Esiste una linea narrativa che, spargendosi dalla parola scritta fino al mare infinito del web, inizia dall’imprescindibile Ermanno Cavazzoni e lentamente scende a valle, attraversando Paolo Nori, Alessandro Bonino e arrivando a lambire Enrico Remmert e Luca Ragagnin. È la linea espressiva dei fous littéraires, dell’immagine felliniana, della furbesca ingenuità del Bertoldo, della tragicomica vitalità delle maschere della Commedia dell’Arte, che vive in un eterno e sanguigno paesaggio narrativo che spesso è geniale, altre volte un po’ stucchevole, ma comunque c’è e lascia il suo segno.

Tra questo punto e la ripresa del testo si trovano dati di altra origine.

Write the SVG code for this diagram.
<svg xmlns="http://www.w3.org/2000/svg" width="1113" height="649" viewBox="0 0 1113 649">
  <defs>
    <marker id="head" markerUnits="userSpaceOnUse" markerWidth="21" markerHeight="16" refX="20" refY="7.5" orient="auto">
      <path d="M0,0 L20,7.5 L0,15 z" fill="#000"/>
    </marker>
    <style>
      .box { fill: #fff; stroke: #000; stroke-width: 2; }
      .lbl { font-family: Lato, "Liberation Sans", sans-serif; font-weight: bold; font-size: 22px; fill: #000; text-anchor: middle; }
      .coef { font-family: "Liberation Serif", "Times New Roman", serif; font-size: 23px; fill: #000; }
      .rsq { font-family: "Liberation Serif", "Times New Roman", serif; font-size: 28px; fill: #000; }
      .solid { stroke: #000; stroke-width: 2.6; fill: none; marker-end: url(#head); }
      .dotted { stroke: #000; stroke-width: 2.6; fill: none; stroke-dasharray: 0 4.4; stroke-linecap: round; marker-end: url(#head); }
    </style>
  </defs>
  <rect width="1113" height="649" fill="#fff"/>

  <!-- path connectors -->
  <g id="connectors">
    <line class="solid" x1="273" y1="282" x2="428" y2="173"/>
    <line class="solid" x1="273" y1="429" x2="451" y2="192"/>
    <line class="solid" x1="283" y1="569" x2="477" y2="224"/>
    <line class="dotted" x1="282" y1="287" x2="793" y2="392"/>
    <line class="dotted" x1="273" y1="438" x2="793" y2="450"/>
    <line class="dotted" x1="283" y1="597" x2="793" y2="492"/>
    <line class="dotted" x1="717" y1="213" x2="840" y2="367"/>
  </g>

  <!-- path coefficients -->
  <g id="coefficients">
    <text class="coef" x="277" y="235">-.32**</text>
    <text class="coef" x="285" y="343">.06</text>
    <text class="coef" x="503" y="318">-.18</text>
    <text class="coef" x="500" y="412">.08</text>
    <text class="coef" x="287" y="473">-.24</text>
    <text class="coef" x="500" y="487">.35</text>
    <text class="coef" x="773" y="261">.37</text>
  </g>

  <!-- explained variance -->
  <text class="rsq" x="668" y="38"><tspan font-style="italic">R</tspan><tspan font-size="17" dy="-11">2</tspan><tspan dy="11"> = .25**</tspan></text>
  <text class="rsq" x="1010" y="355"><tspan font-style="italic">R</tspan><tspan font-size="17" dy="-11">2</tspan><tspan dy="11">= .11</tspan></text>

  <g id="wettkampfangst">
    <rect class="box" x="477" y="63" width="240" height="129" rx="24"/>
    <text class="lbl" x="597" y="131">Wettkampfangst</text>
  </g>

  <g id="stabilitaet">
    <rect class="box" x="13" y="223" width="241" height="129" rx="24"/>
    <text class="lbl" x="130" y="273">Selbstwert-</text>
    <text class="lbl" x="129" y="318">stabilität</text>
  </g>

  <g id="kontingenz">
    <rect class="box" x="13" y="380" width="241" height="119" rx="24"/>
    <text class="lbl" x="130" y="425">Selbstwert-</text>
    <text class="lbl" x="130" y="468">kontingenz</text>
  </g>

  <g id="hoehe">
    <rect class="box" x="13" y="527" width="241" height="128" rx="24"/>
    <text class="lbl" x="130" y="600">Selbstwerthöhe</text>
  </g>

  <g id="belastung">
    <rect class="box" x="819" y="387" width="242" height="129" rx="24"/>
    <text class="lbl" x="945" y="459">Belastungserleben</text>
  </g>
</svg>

Remmert e Ragagnin sono vittime e carnefici al contempo di questa linea narrativa che prendono e fanno combaciare con un paesaggio e un territorio che è quello di quel Piemonte che diventa Monferrato, Langa e Roero. E la cartina della loro poetica diventa così magistralmente la stessa cartina di un territorio, nella consapevolezza affascinante, e che gli Autori dimostrano, che una mappatura narrativa è anche la mappatura di un luogo e viceversa.
Geniali sì, Remmert e Ragagnin, ma anche un po’ stucchevoli, in quella narrazione che, a farsi prender troppo la mano, diventa maniera e si sente che manca comunque un Beppe Viola che fa il verso, ma lui lo faceva quasi trasfigurandosi, al Gioann Brera.
L’acino fuggente è un’opera interessante ma incompiuta, un po’ come quelle che son belle sì, son coinvolgenti sì, ma son un po’ dolci e un po’ fresche e manca sempre un qualche cosa, un po’ come un kiwi che non sa se esser lampone, fragola o limone.
Un libro.
L’acino fuggente. Sulle strade del vino tra Monferrato, Langhe e Roero, di Enrico Remmert e Luca Ragagnin (Laterza).